Your task: Output all the data exactly. Pictures do not belong in the copy.

-------------------------

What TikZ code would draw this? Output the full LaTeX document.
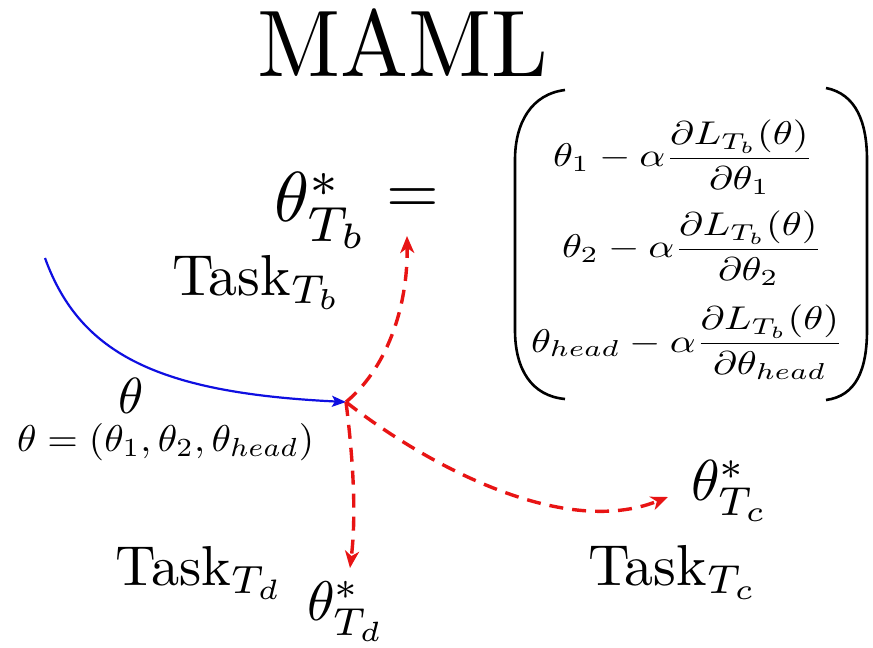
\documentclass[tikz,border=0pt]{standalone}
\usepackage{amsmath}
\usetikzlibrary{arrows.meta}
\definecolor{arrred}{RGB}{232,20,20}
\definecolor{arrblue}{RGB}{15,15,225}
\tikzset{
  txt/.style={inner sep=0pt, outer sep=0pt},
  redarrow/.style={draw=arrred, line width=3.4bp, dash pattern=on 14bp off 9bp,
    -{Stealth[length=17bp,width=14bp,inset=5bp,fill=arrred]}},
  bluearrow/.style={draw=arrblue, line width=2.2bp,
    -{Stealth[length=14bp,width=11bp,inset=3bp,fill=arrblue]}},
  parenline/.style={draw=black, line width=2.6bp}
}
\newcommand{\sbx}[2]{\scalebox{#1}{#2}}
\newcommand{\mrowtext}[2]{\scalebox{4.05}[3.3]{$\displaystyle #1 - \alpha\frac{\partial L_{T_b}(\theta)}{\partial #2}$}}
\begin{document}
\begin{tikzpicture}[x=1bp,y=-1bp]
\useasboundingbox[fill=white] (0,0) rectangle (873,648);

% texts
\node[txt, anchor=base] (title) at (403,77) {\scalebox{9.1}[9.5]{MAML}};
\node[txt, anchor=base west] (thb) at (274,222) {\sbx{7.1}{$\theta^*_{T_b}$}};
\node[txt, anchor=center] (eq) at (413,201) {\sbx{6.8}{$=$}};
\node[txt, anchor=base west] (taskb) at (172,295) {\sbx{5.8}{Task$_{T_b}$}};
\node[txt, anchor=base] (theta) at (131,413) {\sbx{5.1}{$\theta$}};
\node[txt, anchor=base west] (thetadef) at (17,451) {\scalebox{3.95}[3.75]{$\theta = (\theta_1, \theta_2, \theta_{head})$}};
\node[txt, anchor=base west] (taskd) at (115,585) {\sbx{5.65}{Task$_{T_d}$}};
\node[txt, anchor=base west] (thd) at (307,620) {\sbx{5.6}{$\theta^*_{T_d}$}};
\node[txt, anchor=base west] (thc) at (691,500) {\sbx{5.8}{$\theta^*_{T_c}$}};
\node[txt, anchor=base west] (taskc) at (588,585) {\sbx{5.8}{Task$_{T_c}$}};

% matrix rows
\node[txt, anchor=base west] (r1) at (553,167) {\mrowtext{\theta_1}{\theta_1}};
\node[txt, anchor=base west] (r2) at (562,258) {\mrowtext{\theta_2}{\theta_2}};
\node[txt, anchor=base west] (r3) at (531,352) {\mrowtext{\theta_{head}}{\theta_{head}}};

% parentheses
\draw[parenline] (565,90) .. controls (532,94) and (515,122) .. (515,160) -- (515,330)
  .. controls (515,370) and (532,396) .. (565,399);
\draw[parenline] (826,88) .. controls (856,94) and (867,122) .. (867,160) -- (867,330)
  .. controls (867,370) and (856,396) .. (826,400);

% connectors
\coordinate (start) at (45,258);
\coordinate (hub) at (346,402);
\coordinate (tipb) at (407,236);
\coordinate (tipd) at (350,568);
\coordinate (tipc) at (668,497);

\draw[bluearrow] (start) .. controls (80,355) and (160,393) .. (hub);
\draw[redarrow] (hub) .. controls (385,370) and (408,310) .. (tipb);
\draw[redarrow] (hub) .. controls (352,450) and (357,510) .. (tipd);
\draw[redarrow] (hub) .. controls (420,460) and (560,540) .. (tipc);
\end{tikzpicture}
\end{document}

-------------------------

Task answer:
What TikZ code would draw this? Output the full LaTeX document.
\documentclass[tikz,border=0pt]{standalone}
\usepackage{amsmath}
\usetikzlibrary{arrows.meta}
\definecolor{arrred}{RGB}{232,20,20}
\definecolor{arrblue}{RGB}{15,15,225}
\tikzset{
  txt/.style={inner sep=0pt, outer sep=0pt},
  redarrow/.style={draw=arrred, line width=3.4bp, dash pattern=on 14bp off 9bp,
    -{Stealth[length=17bp,width=14bp,inset=5bp,fill=arrred]}},
  bluearrow/.style={draw=arrblue, line width=2.2bp,
    -{Stealth[length=14bp,width=11bp,inset=3bp,fill=arrblue]}},
  parenline/.style={draw=black, line width=2.6bp}
}
\newcommand{\sbx}[2]{\scalebox{#1}{#2}}
\newcommand{\mrowtext}[2]{\scalebox{4.05}[3.3]{$\displaystyle #1 - \alpha\frac{\partial L_{T_b}(\theta)}{\partial #2}$}}
\begin{document}
\begin{tikzpicture}[x=1bp,y=-1bp]
\useasboundingbox[fill=white] (0,0) rectangle (873,648);

% texts
\node[txt, anchor=base] (title) at (403,77) {\scalebox{9.1}[9.5]{MAML}};
\node[txt, anchor=base west] (thb) at (274,222) {\sbx{7.1}{$\theta^*_{T_b}$}};
\node[txt, anchor=center] (eq) at (413,201) {\sbx{6.8}{$=$}};
\node[txt, anchor=base west] (taskb) at (172,295) {\sbx{5.8}{Task$_{T_b}$}};
\node[txt, anchor=base] (theta) at (131,413) {\sbx{5.1}{$\theta$}};
\node[txt, anchor=base west] (thetadef) at (17,451) {\scalebox{3.95}[3.75]{$\theta = (\theta_1, \theta_2, \theta_{head})$}};
\node[txt, anchor=base west] (taskd) at (115,585) {\sbx{5.65}{Task$_{T_d}$}};
\node[txt, anchor=base west] (thd) at (307,620) {\sbx{5.6}{$\theta^*_{T_d}$}};
\node[txt, anchor=base west] (thc) at (691,500) {\sbx{5.8}{$\theta^*_{T_c}$}};
\node[txt, anchor=base west] (taskc) at (588,585) {\sbx{5.8}{Task$_{T_c}$}};

% matrix rows
\node[txt, anchor=base west] (r1) at (553,167) {\mrowtext{\theta_1}{\theta_1}};
\node[txt, anchor=base west] (r2) at (562,258) {\mrowtext{\theta_2}{\theta_2}};
\node[txt, anchor=base west] (r3) at (531,352) {\mrowtext{\theta_{head}}{\theta_{head}}};

% parentheses
\draw[parenline] (565,90) .. controls (532,94) and (515,122) .. (515,160) -- (515,330)
  .. controls (515,370) and (532,396) .. (565,399);
\draw[parenline] (826,88) .. controls (856,94) and (867,122) .. (867,160) -- (867,330)
  .. controls (867,370) and (856,396) .. (826,400);

% connectors
\coordinate (start) at (45,258);
\coordinate (hub) at (346,402);
\coordinate (tipb) at (407,236);
\coordinate (tipd) at (350,568);
\coordinate (tipc) at (668,497);

\draw[bluearrow] (start) .. controls (80,355) and (160,393) .. (hub);
\draw[redarrow] (hub) .. controls (385,370) and (408,310) .. (tipb);
\draw[redarrow] (hub) .. controls (352,450) and (357,510) .. (tipd);
\draw[redarrow] (hub) .. controls (420,460) and (560,540) .. (tipc);
\end{tikzpicture}
\end{document}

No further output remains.